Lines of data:
►
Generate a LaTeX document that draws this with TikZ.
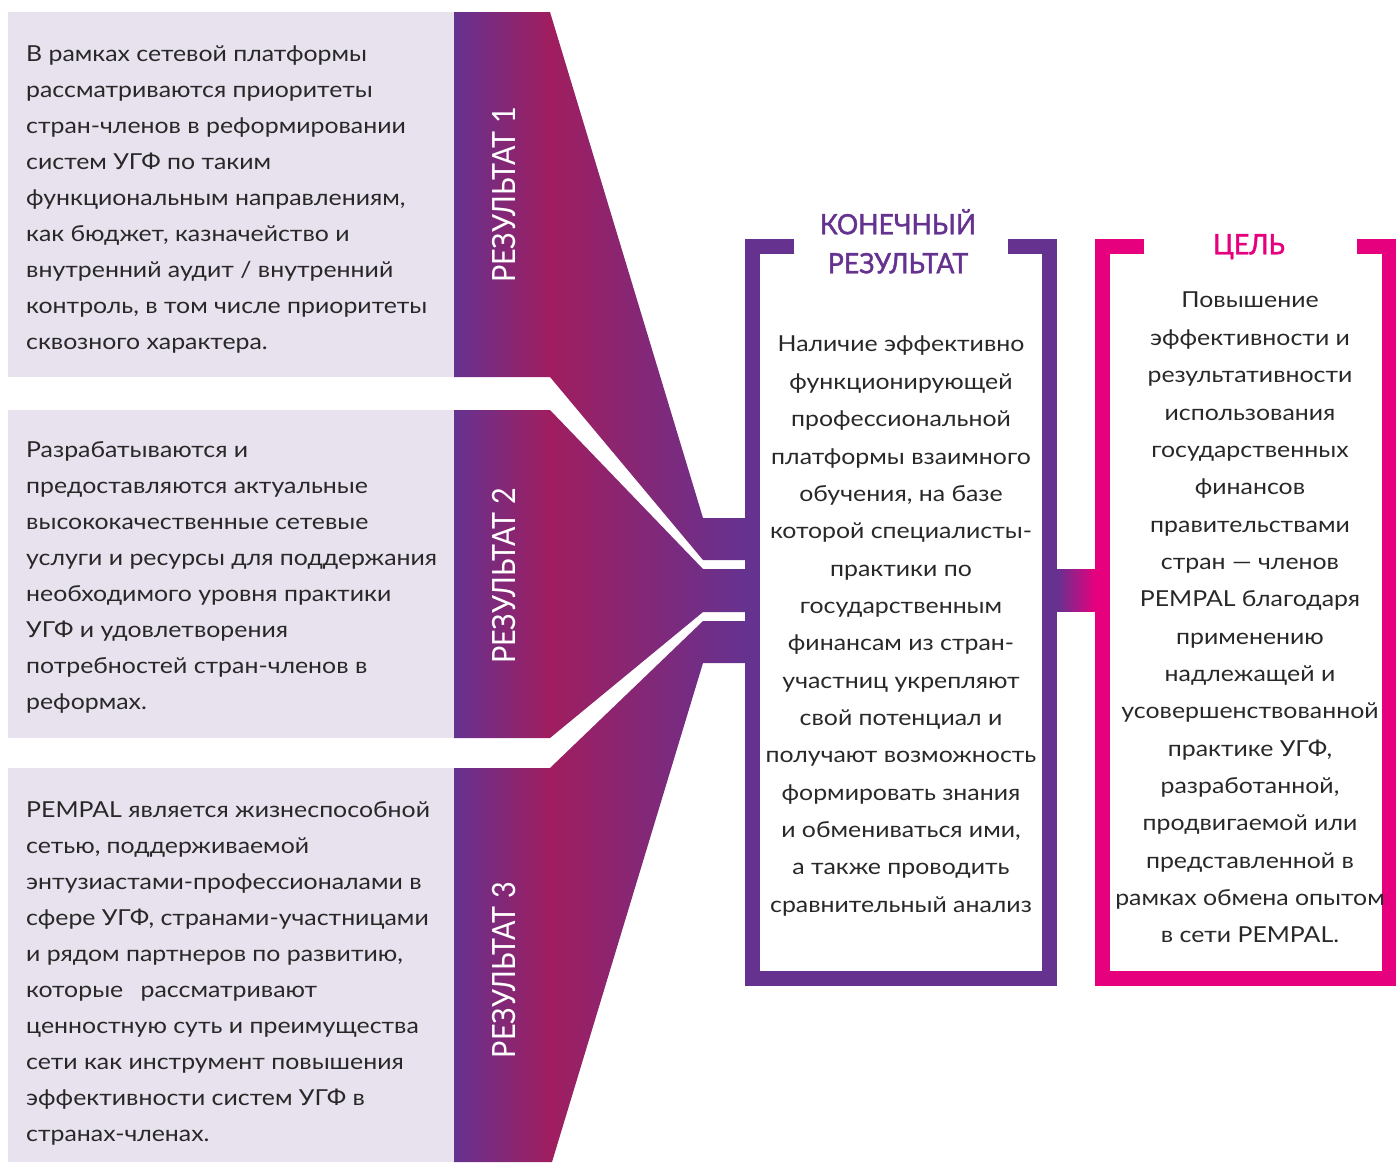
\documentclass[tikz,border=0pt]{standalone}
\usepackage{fontspec}
\setmainfont{Lato}[FakeStretch=1.13]
\newfontfamily\condfont[FakeStretch=0.9]{Lato}
\newfontfamily\headfont[FakeStretch=0.95,FakeBold=1.5]{Lato}
\definecolor{resviolet}{RGB}{101,50,144}
\definecolor{rescrimson}{RGB}{160,30,95}
\definecolor{respink}{RGB}{230,0,126}
\definecolor{reslav}{RGB}{232,225,238}
\definecolor{restxt}{RGB}{40,40,40}
\pgfdeclarehorizontalshading{resfan}{100bp}{color(0bp)=(resviolet); color(25bp)=(resviolet); color(41.4bp)=(rescrimson); color(75bp)=(resviolet); color(100bp)=(resviolet)}

\begin{document}
\begin{tikzpicture}[x=1pt,y=-1pt,
	restext/.style={inner sep=0pt,text=restxt,font=\fontsize{22}{36}\selectfont,align=left,anchor=north west},
	aimtext/.style={inner sep=0pt,text=restxt,font=\fontsize{22}{37.35}\selectfont,align=center,anchor=north},
	reslabel/.style={inner sep=0pt,text=white,font=\condfont\fontsize{32}{32}\selectfont,rotate=90,anchor=base},
	headtext/.style={inner sep=0pt,font=\headfont\fontsize{28}{39}\selectfont,align=center,anchor=north}]
	\useasboundingbox (0,0) rectangle (1396,1162);
	\foreach \ya/\yb in {12/377,410/738,768/1162}
	\fill[reslav] (8,\ya) rectangle (454,\yb);
	\shade[shading=resfan] (454,12) -- (550,12) -- (703,518) -- (746,518) -- (746,560) -- (703,560) -- (550,377) -- (454,377) -- cycle;
	\shade[shading=resfan] (454,410) -- (550,410) -- (703,569) -- (746,569) -- (746,612) -- (703,612) -- (550,738) -- (454,738) -- cycle;
	\shade[shading=resfan] (454,768) -- (550,768) -- (703,621) -- (746,621) -- (746,663) -- (703,663) -- (552,1162) -- (454,1162) -- cycle;
	\foreach \n/\y in {1/195,2/576,3/970}
	\node[reslabel] (label\n) at (515,\y) {РЕЗУЛЬТАТ \n};
	\draw[resviolet,line width=15pt] (794,246.5) -- (752.5,246.5) -- (752.5,978.5) -- (1049.5,978.5) -- (1049.5,246.5) -- (1008,246.5);
	\draw[respink,line width=15pt] (1144,246.5) -- (1102.5,246.5) -- (1102.5,978.5) -- (1389.5,978.5) -- (1389.5,246.5) -- (1357,246.5);
	\shade[left color=resviolet,right color=respink] (1057,569) rectangle (1095,611);
	\node[headtext,text=resviolet] (headres) at (898,209) {КОНЕЧНЫЙ\\РЕЗУЛЬТАТ};
	\node[headtext,text=respink] (headaim) at (1249,234) {ЦЕЛЬ};
	\node[restext] (text1) at (26,46) {В рамках сетевой платформы\\рассматриваются приоритеты\\стран-членов в реформировании\\систем УГФ по таким\\функциональным направлениям,\\как бюджет, казначейство и\\внутренний аудит / внутренний\\контроль, в том числе приоритеты\\сквозного характера.};
	\node[restext] (text2) at (26,441) {Разрабатываются и\\предоставляются актуальные\\высококачественные сетевые\\услуги и ресурсы для поддержания\\необходимого уровня практики\\УГФ и удовлетворения\\потребностей стран-членов в\\реформах.};
	\node[restext] (text3) at (26,801) {PEMPAL является жизнеспособной\\сетью, поддерживаемой\\энтузиастами-профессионалами в\\сфере УГФ, странами-участницами\\и рядом партнеров по развитию,\\которые \hspace{0.5em}рассматривают\\ценностную суть и преимущества\\сети как инструмент повышения\\эффективности систем УГФ в\\странах-членах.};
	\node[aimtext] (textres) at (901,336) {Наличие эффективно\\функционирующей\\профессиональной\\платформы взаимного\\обучения, на базе\\которой специалисты-\\практики по\\государственным\\финансам из стран-\\участниц укрепляют\\свой потенциал и\\получают возможность\\формировать знания\\и обмениваться ими,\\а также проводить\\сравнительный анализ};
	\node[aimtext] (textaim) at (1250,292) {Повышение\\эффективности и\\результативности\\использования\\государственных\\финансов\\правительствами\\стран — членов\\PEMPAL благодаря\\применению\\надлежащей и\\усовершенствованной\\практике УГФ,\\разработанной,\\продвигаемой или\\представленной в\\рамках обмена опытом\\в сети PEMPAL.};
\end{tikzpicture}
\end{document}
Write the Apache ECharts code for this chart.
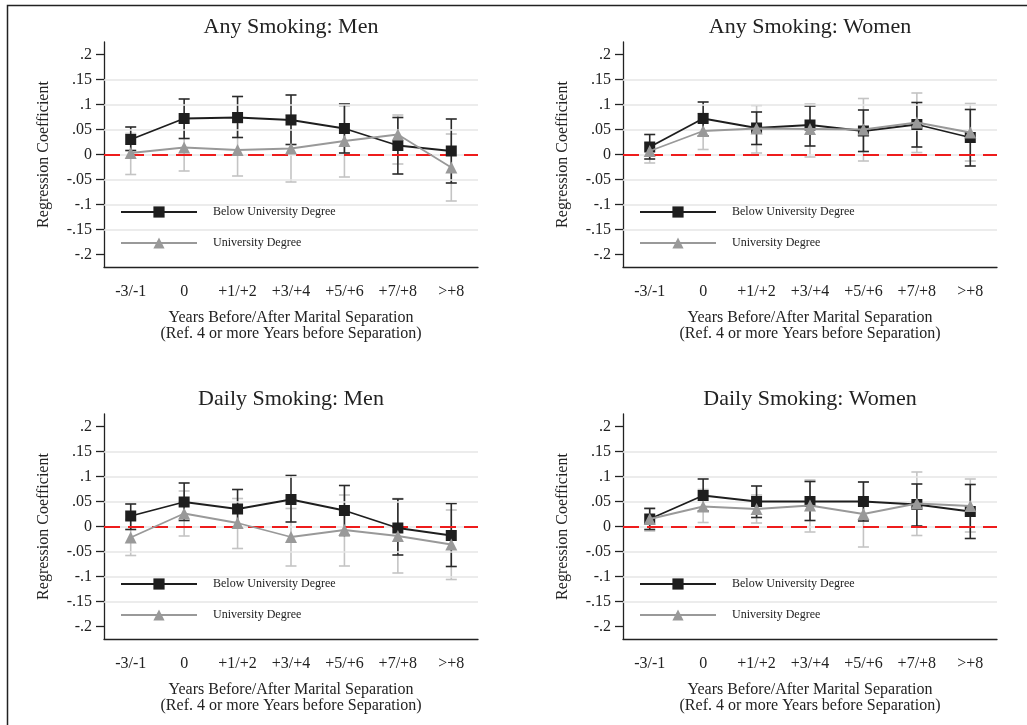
<!DOCTYPE html>
<html>
<head>
<meta charset="utf-8">
<script src="https://cdn.jsdelivr.net/npm/echarts@6/dist/echarts.min.js"></script>
<style>
html,body{margin:0;padding:0;background:#fff;}
#chart{width:1027px;height:725px;}
</style>
</head>
<body>
<div id="chart"></div>
<script>
// ---- Data ----
var categories = ['-3/-1', '0', '+1/+2', '+3/+4', '+5/+6', '+7/+8', '>+8'];
var yTicks = [-0.2, -0.15, -0.1, -0.05, 0, 0.05, 0.1, 0.15, 0.2];
var yTickLabels = ['-.2', '-.15', '-.1', '-.05', '0', '.05', '.1', '.15', '.2'];
var gridValues = [-0.15, -0.1, -0.05, 0, 0.05, 0.1, 0.15];
var panelTitles = ['Any Smoking: Men', 'Any Smoking: Women', 'Daily Smoking: Men', 'Daily Smoking: Women'];
var seriesNames = ['Below University Degree', 'University Degree'];

var anyMenBelow     = [0.030, 0.072, 0.074, 0.069, 0.052, 0.018, 0.007];
var anyMenBelowLo   = [0.008, 0.032, 0.034, 0.020, 0.003, -0.039, -0.057];
var anyMenBelowHi   = [0.055, 0.111, 0.116, 0.119, 0.101, 0.074, 0.071];
var anyMenUniv      = [0.003, 0.014, 0.009, 0.012, 0.027, 0.040, -0.026];
var anyMenUnivLo    = [-0.040, -0.033, -0.043, -0.055, -0.045, -0.019, -0.093];
var anyMenUnivHi    = [0.042, 0.063, 0.063, 0.079, 0.097, 0.079, 0.041];

var anyWomenBelow   = [0.015, 0.072, 0.053, 0.059, 0.047, 0.060, 0.034];
var anyWomenBelowLo = [-0.009, 0.037, 0.020, 0.017, 0.006, 0.015, -0.023];
var anyWomenBelowHi = [0.040, 0.105, 0.085, 0.097, 0.089, 0.104, 0.090];
var anyWomenUniv    = [0.007, 0.047, 0.052, 0.051, 0.050, 0.064, 0.044];
var anyWomenUnivLo  = [-0.017, 0.010, 0.003, -0.005, -0.013, 0.004, -0.013];
var anyWomenUnivHi  = [0.023, 0.082, 0.098, 0.101, 0.112, 0.123, 0.102];

var dailyMenBelow   = [0.021, 0.049, 0.035, 0.054, 0.032, -0.003, -0.018];
var dailyMenBelowLo = [-0.006, 0.012, -0.003, 0.009, -0.018, -0.057, -0.080];
var dailyMenBelowHi = [0.045, 0.087, 0.074, 0.102, 0.082, 0.055, 0.046];
var dailyMenUniv    = [-0.022, 0.026, 0.007, -0.021, -0.007, -0.019, -0.036];
var dailyMenUnivLo  = [-0.058, -0.019, -0.044, -0.079, -0.079, -0.093, -0.106];
var dailyMenUnivHi  = [0.014, 0.071, 0.056, 0.036, 0.063, 0.056, 0.033];

var dailyWomenBelow   = [0.015, 0.062, 0.050, 0.050, 0.050, 0.044, 0.030];
var dailyWomenBelowLo = [-0.006, 0.031, 0.018, 0.012, 0.011, 0.001, -0.024];
var dailyWomenBelowHi = [0.036, 0.095, 0.081, 0.090, 0.089, 0.085, 0.084];
var dailyWomenUniv    = [0.015, 0.040, 0.035, 0.042, 0.025, 0.046, 0.041];
var dailyWomenUnivLo  = [-0.009, 0.008, 0.007, -0.011, -0.041, -0.018, -0.011];
var dailyWomenUnivHi  = [0.037, 0.074, 0.063, 0.093, 0.089, 0.109, 0.095];

var panelData = [
  [anyMenBelow, anyMenBelowLo, anyMenBelowHi, anyMenUniv, anyMenUnivLo, anyMenUnivHi],
  [anyWomenBelow, anyWomenBelowLo, anyWomenBelowHi, anyWomenUniv, anyWomenUnivLo, anyWomenUnivHi],
  [dailyMenBelow, dailyMenBelowLo, dailyMenBelowHi, dailyMenUniv, dailyMenUnivLo, dailyMenUnivHi],
  [dailyWomenBelow, dailyWomenBelowLo, dailyWomenBelowHi, dailyWomenUniv, dailyWomenUnivLo, dailyWomenUnivHi]
];

// ---- Layout / style ----
var FONT = '"Liberation Serif", "Times New Roman", serif';
var gridPos = [
  {left: 104, top: 42, width: 374, height: 225},
  {left: 623, top: 42, width: 374, height: 225},
  {left: 104, top: 414, width: 374, height: 225},
  {left: 623, top: 414, width: 374, height: 225}
];
var BLACK = '#1e1e1e', GRAY = '#999999', BLACK_ERR = '#2a2a2a', GRAY_ERR = '#c4c4c4';

function errRender(color) {
  return function (params, api) {
    var x = api.value(0), lo = api.value(1), hi = api.value(2);
    var pLo = api.coord([x, lo]), pHi = api.coord([x, hi]);
    var cw = 5.5;
    var st = {stroke: color, lineWidth: 1.6};
    return {
      type: 'group',
      children: [
        {type: 'line', shape: {x1: pLo[0], y1: pLo[1], x2: pHi[0], y2: pHi[1]}, style: st},
        {type: 'line', shape: {x1: pLo[0] - cw, y1: pLo[1], x2: pLo[0] + cw, y2: pLo[1]}, style: st},
        {type: 'line', shape: {x1: pHi[0] - cw, y1: pHi[1], x2: pHi[0] + cw, y2: pHi[1]}, style: st}
      ]
    };
  };
}

var grids = [], xAxes = [], yAxes = [], series = [], titles = [], legends = [];
for (var i = 0; i < 4; i++) {
  var g = gridPos[i];
  grids.push({left: g.left, top: g.top, width: g.width, height: g.height});
  titles.push({
    text: panelTitles[i], left: g.left + g.width / 2, top: g.top - 26, textAlign: 'center', padding: 0,
    textStyle: {fontFamily: FONT, fontSize: 22, fontWeight: 'normal', color: '#222'}
  });
  xAxes.push({
    type: 'category', gridIndex: i, data: categories, boundaryGap: true,
    axisLine: {onZero: false, lineStyle: {color: '#222', width: 1.3}},
    axisTick: {alignWithLabel: true, length: 7, lineStyle: {color: '#222', width: 1.3}},
    axisLabel: {fontFamily: FONT, fontSize: 16, color: '#222', margin: 17},
    splitLine: {show: false},
    name: 'Years Before/After Marital Separation\n(Ref. 4 or more Years before Separation)',
    nameLocation: 'middle', nameGap: 43,
    nameTextStyle: {fontFamily: FONT, fontSize: 16, color: '#222', lineHeight: 16}
  });
  yAxes.push({
    type: 'value', gridIndex: i, min: -0.225, max: 0.225,
    axisLine: {show: true, lineStyle: {color: '#222', width: 1.3}},
    axisTick: {show: true, customValues: yTicks, length: 8, lineStyle: {color: '#222', width: 1.3}},
    axisLabel: {customValues: yTicks, fontFamily: FONT, fontSize: 16, color: '#222', margin: 12,
      formatter: function (v) {
        for (var k = 0; k < yTicks.length; k++) { if (Math.abs(yTicks[k] - v) < 1e-9) return yTickLabels[k]; }
        return '';
      }},
    splitLine: {show: false},
    name: 'Regression Coefficient', nameLocation: 'middle', nameGap: 52, nameRotate: 90,
    nameTextStyle: {fontFamily: FONT, fontSize: 16, color: '#222'}
  });
  var d = panelData[i];
  // reference lines (gridlines + red zero line)
  series.push({
    type: 'line', xAxisIndex: i, yAxisIndex: i, data: [], silent: true, z: 1,
    markLine: {
      silent: true, symbol: 'none', label: {show: false}, animation: false,
      lineStyle: {color: '#e6e6e6', width: 1.6, type: 'solid'},
      data: gridValues.map(function (v) { return {yAxis: v}; })
    }
  });
  series.push({
    type: 'line', xAxisIndex: i, yAxisIndex: i, data: [], silent: true, z: 2,
    markLine: {
      silent: true, symbol: 'none', label: {show: false}, animation: false,
      lineStyle: {color: '#ee1c1c', width: 2, type: [16, 8]},
      data: [{yAxis: 0}]
    }
  });
  // error bars
  series.push({
    type: 'custom', xAxisIndex: i, yAxisIndex: i, z: 3, silent: true,
    renderItem: errRender(GRAY_ERR),
    data: d[3].map(function (v, k) { return [k, d[4][k], d[5][k]]; })
  });
  series.push({
    type: 'custom', xAxisIndex: i, yAxisIndex: i, z: 4, silent: true,
    renderItem: errRender(BLACK_ERR),
    data: d[0].map(function (v, k) { return [k, d[1][k], d[2][k]]; })
  });
  series.push({
    name: seriesNames[0], type: 'line', xAxisIndex: i, yAxisIndex: i, z: 5,
    data: d[0], symbol: 'rect', symbolSize: 11, showSymbol: true,
    lineStyle: {color: BLACK, width: 1.8}, itemStyle: {color: BLACK}
  });
  series.push({
    name: seriesNames[1], type: 'line', xAxisIndex: i, yAxisIndex: i, z: 6,
    data: d[3], symbol: 'triangle', symbolSize: 12, showSymbol: true,
    lineStyle: {color: GRAY, width: 1.8}, itemStyle: {color: GRAY}
  });
  legends.push({
    data: seriesNames, orient: 'vertical', left: g.left + 11, top: g.top + 159,
    itemWidth: 76, itemHeight: 14, itemGap: 19, selectedMode: false,
    textStyle: {fontFamily: FONT, fontSize: 12, color: '#222', padding: [0, 0, 0, 11]}
  });
}

var chart = echarts.init(document.getElementById('chart'), null, {renderer: 'canvas'});
chart.setOption({
  animation: false,
  backgroundColor: '#ffffff',
  title: titles,
  legend: legends,
  grid: grids,
  xAxis: xAxes,
  yAxis: yAxes,
  series: series,
  graphic: [{
    type: 'rect', left: 5, top: 3, silent: true, z: 100,
    shape: {x: 0, y: 0, width: 1200, height: 900},
    style: {fill: null, stroke: '#222', lineWidth: 1.5}
  }]
});
</script>
</body>
</html>
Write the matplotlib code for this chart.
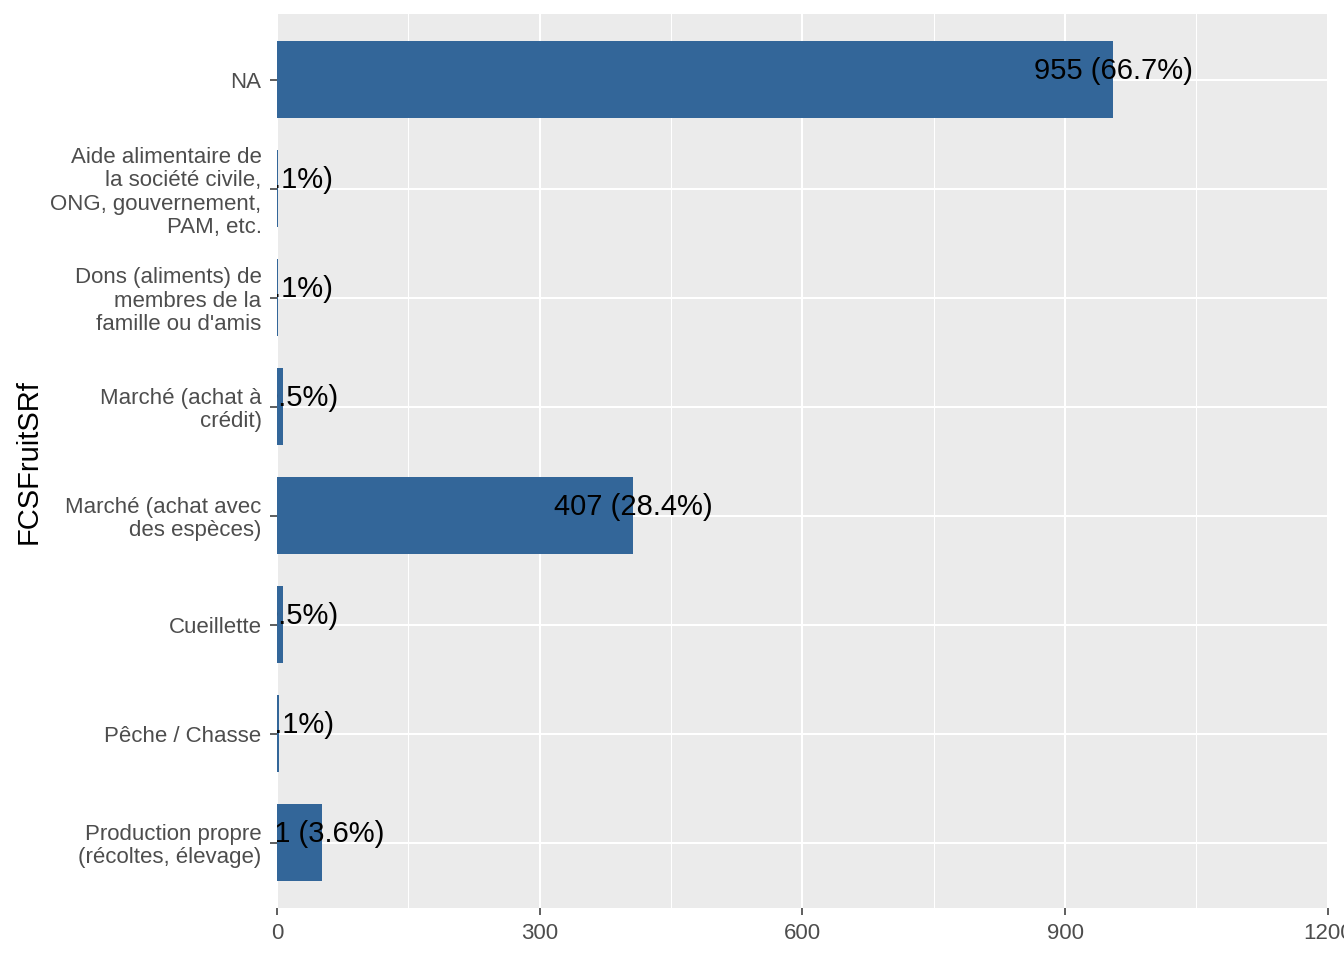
import matplotlib.pyplot as plt
from matplotlib.ticker import MultipleLocator

plt.rcParams['font.family'] = ['Liberation Sans', 'DejaVu Sans']

# categories from bottom to top (ggplot order)
categories = [
    "Production propre\n(récoltes, élevage)",
    "Pêche / Chasse",
    "Cueillette",
    "Marché (achat avec\ndes espèces)",
    "Marché (achat à\ncrédit)",
    "Dons (aliments) de\nmembres de la\nfamille ou d'amis",
    "Aide alimentaire de\nla société civile,\nONG, gouvernement,\nPAM, etc.",
    "NA",
]
counts = [51, 2, 7, 407, 7, 1, 1, 955]
x_ticks = [0, 300, 600, 900, 1200]

total = sum(counts)
labels = [f"{c} ({100 * c / total:.1f}%)" for c in counts]

fig = plt.figure(figsize=(13.44, 9.6), dpi=100)
ax = fig.add_axes([0.206, 0.0542, 0.782, 0.931])
ax.set_facecolor('#EBEBEB')

ypos = list(range(1, len(categories) + 1))
ax.barh(ypos, counts, height=0.7, color='#336699', zorder=2)

# labels centred on the bar end, clipped by the panel like ggplot
for y, c, lab in zip(ypos, counts, labels):
    t = ax.text(c, y + 0.08, lab, ha='center', va='center', fontsize=21,
                color='black', zorder=3, clip_on=True)
    t.set_clip_box(ax.bbox)

ax.set_xlim(0, 1200)
ax.set_ylim(0.4, len(categories) + 0.6)
ax.set_xticks(x_ticks)
ax.set_xticklabels([str(v) for v in x_ticks])
ax.xaxis.set_minor_locator(MultipleLocator(150))
ax.set_yticks(ypos)
ax.set_yticklabels(categories, linespacing=1.15)

ax.grid(which='major', color='white', linewidth=1.5, zorder=1)
ax.grid(which='minor', axis='x', color='white', linewidth=0.75, zorder=1)
ax.set_axisbelow(True)

for s in ax.spines.values():
    s.set_visible(False)

ax.tick_params(axis='both', which='major', length=5, width=1.1, color='#333333',
               labelsize=16, labelcolor='#4D4D4D', pad=6)
ax.tick_params(axis='x', which='minor', length=0)

ax.set_ylabel('FCSFruitSRf', fontsize=21, color='black', labelpad=6)

fig.savefig('out.png', dpi=100)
◄
== What to produce ==
In the listing above, find the line with "Write the matplotlib code for this chart." and the line with "plt.rcParams['font.family'] = ['Liberation". Set down both and every line between them, minus the pictures.

== In response ==
Write the matplotlib code for this chart.
import matplotlib.pyplot as plt
from matplotlib.ticker import MultipleLocator

plt.rcParams['font.family'] = ['Liberation Sans', 'DejaVu Sans']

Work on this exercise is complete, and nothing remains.